Swnyc2 - 5 years ago    Report SPAM
Canadian Value,

I think it makes sense to keep enough cash on hand so that one is not forced to sell a security at an inopportune time. For instance, if there were a disaster and Berkshire needed the cash to pay out on insurance claims, Buffett wouldn't want to be forced to sell a stock at a disadvantageous price just to raise cash.

It also makes sense to keep cash when one cannot find a stock to purchase at an attractive valuation.

However, the idea of keeping cash on hand just in case a good value comes along doesn't make a lot of sense to me. In that case, one could sell some other stock that was not priced as favorably to raise cash. Being fully invested wouldn't prevent one from taking advantage of an opportunity unless the whole market tanked. In which case, keeping cash on hand would be trying to time the market -- something many (included Warren Buffett) would say is unwise to do.

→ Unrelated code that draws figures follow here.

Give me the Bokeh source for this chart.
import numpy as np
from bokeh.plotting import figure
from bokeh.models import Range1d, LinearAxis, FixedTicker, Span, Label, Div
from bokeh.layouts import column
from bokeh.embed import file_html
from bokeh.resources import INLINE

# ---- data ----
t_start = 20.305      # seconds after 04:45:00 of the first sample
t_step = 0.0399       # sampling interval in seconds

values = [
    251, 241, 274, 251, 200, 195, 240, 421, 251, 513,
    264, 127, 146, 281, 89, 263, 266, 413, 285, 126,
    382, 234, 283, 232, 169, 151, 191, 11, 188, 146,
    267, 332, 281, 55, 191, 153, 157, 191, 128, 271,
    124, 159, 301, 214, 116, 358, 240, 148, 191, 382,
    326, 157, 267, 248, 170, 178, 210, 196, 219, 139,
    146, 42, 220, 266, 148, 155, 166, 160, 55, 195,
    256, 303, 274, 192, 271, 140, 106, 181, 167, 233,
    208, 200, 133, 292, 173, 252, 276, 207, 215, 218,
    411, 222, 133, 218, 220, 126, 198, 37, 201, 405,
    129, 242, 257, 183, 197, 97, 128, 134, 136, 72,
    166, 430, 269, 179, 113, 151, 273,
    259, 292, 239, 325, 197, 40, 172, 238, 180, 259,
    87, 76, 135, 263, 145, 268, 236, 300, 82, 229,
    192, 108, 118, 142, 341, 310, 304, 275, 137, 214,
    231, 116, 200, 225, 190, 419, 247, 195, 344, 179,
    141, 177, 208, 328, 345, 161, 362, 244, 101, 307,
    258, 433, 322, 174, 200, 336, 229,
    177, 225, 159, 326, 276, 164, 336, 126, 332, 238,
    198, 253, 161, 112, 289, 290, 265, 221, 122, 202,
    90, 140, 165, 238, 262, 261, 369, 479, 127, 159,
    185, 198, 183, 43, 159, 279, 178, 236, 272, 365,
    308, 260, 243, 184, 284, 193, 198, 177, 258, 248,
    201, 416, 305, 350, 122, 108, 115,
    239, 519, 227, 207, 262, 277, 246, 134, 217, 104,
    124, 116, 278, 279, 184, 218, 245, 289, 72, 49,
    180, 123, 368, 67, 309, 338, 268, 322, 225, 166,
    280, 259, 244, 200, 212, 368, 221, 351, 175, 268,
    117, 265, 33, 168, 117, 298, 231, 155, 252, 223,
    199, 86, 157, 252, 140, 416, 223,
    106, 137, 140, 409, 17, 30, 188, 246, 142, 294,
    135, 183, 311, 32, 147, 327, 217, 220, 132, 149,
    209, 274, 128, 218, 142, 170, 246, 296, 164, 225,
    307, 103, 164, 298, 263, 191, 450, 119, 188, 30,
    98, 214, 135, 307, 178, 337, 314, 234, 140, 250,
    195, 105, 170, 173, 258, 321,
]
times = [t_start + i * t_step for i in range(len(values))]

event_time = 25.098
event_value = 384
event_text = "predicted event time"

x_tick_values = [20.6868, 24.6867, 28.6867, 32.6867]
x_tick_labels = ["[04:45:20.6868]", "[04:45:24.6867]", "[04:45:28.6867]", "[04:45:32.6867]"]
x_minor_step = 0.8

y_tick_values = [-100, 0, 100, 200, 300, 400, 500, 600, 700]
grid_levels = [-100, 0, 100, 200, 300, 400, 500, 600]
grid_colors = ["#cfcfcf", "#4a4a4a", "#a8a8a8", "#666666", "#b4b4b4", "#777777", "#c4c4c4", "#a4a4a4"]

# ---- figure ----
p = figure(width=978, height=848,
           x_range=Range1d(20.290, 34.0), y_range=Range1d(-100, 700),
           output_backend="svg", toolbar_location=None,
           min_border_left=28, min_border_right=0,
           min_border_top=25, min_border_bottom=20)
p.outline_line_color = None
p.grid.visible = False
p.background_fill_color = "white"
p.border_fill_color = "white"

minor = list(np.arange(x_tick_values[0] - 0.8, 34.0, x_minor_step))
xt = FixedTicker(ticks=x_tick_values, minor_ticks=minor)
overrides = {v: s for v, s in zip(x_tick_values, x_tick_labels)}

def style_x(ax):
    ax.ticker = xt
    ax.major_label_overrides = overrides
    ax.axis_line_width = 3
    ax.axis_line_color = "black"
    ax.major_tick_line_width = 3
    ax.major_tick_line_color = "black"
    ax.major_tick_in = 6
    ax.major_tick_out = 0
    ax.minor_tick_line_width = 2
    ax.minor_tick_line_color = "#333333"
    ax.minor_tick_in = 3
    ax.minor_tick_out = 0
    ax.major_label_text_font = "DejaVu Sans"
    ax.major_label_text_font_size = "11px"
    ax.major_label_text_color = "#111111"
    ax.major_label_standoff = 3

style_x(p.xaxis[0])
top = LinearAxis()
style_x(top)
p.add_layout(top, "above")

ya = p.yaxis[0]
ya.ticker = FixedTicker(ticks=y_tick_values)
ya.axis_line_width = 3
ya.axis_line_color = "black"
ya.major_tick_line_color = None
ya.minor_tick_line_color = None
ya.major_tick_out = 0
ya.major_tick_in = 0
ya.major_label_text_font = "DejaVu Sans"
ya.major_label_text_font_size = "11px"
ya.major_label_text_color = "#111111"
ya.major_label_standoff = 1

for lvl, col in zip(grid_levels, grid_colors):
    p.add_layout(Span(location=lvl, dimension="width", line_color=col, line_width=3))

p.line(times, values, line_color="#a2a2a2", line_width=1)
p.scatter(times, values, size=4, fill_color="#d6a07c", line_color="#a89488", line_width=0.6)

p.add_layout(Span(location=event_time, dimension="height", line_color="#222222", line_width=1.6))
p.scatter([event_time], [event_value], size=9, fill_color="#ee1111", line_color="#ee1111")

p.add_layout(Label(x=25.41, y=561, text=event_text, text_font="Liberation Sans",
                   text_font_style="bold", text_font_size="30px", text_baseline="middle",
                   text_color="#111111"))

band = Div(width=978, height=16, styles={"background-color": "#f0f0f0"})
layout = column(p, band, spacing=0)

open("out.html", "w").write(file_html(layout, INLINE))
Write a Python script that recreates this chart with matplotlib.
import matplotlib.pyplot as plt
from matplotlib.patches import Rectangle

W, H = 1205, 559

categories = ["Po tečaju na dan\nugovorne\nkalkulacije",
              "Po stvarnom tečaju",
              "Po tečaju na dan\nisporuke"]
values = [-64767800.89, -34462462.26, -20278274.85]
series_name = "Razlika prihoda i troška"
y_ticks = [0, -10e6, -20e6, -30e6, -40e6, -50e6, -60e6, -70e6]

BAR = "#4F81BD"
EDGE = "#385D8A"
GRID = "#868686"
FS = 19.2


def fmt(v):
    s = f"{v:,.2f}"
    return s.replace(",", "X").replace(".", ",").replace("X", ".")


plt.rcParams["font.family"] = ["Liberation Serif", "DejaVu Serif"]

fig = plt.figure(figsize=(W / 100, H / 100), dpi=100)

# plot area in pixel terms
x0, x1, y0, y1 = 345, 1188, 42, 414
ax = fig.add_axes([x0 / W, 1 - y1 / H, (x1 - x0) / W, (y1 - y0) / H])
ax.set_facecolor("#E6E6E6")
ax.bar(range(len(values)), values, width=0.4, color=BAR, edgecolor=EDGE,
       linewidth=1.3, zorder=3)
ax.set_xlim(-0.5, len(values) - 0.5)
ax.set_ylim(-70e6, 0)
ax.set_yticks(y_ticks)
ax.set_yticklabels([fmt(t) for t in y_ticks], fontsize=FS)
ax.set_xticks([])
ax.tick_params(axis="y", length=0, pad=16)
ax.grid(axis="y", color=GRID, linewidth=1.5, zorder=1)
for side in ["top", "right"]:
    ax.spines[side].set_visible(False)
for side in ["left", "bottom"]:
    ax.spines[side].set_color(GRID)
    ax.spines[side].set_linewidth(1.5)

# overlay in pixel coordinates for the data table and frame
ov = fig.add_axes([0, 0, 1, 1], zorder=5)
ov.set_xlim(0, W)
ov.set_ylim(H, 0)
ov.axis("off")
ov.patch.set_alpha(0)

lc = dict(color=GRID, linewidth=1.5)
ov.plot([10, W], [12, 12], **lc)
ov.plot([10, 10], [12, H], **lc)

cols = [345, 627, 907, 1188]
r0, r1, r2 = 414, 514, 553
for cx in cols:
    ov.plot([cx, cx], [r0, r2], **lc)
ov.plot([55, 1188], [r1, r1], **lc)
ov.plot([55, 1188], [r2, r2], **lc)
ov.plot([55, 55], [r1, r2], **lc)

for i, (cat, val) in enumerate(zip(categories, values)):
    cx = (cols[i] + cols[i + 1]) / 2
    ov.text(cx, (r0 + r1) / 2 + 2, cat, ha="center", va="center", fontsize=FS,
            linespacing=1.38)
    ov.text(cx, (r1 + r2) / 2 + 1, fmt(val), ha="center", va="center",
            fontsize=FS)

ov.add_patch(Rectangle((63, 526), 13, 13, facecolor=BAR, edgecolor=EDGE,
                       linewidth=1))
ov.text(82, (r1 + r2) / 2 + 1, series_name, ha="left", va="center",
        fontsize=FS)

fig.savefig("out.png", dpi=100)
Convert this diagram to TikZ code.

Roke6362 - 5 years ago    Report SPAM
Maybe your philosophies are different. Your sentences:

"It also makes sense to keep cash when one cannot find a stock to purchase at an attractive valuation."


"However, the idea of keeping cash on hand just in case a good value comes along doesn't make a lot of sense to me."

They seem to contradict themselves.

As I understand the article, WEB is willing to hold cash indefinitely as a way of decreasing the risk of losing money, rather than making a larger return.

If your belief is to maximize return and less about risk of capital loss, then I see your point. I went through the 2007-2009 period not unscathed.

It taught me a lot. After that period, I am much more concerned about risk of loss than about maximizing return.

Currently, I am about 30% cash. Time will tell.
Sm2200 - 5 years ago    Report SPAM
If you hesitate holding cash, then as the bull market ages (we're in the 4th year now) consider buying uutility stocks.